Crazy Alien,” a comedy caper by hit-making director Ning Hao, led the box office in China on the first day of the Chinese New Year holiday period. By 7 p.m. on Tuesday, the film had earned $55 million in mainland Chinese cinemas.

The top eight movies earned a combined $200 million (RMB1.35 billion) by 7:30 p.m., according to data from China Box Office.

“Crazy Alien,” in which two brothers hope to make a fortune from an alien who lands in their lap, is the third film in Ning’s “Crazy” franchise. It follows 2009 black comedy “Crazy Stone” and 2006 title “Crazy Racer.” Once again it stars Xu Zheng and Huang Bo.

The early score, and a 28% market share, is a solid start for the film, which is backed by Huanxi Media, the stock market listed vehicle in which Ning and Xu are major owners. The company announced last year that distributors had provided a minimum guarantee that “Alien” would achieve $415 million (RMB2.8 billion) in China.

“Pegasus,” by celebrity blogger-turned-film director Han Han, was in second place with $42 million (RMB282 million) at 7 p.m., for a 21% market share. “New King of Comedy,” a remake of Stephen Chow’s 1999 title, was third. It had earned $36 million (RMB243 million) for a 19% share of the early evening pie.

“Wandering Earth,” heralded as China’s first genuine sci-fi movie, earned $24.8 million (RMB167 million) in fourth place and a 13% market share. “Boonie Bears: Blast Into the Past,” the sixth film in a Chinese animation franchise, earned $10.9 million on its first official day of release.
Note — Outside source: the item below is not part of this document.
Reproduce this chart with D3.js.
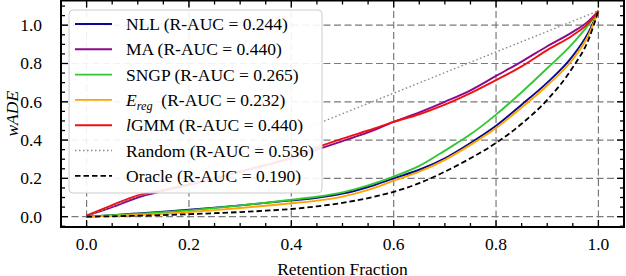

But with previews, it has already amassed $16.8 million. Its producer, Fantawild has gone on record to forecast a result of more than $100 million.

Jackie Chan-starring family friendly historical adventure, “Knight of Shadows: Between Yin and Yang” was in sixth place on Tuesday with $9.3 million by 7 p.m. It was narrowly ahead of Chinese-British animation “Peppa Pig,” which had raked in $9 million. In eighth place was “Integrity,” stuffed with a cast of Hong Kong veterans, which had earned $7.9 million (RMB53 million).

Cinema attendance could increase on subsequent days, following family get-togethers on the first day of celebrations. The Chinese New Year (also known as Lunar New Year and Spring Festival) holidays run through the whole of the week in mainland China.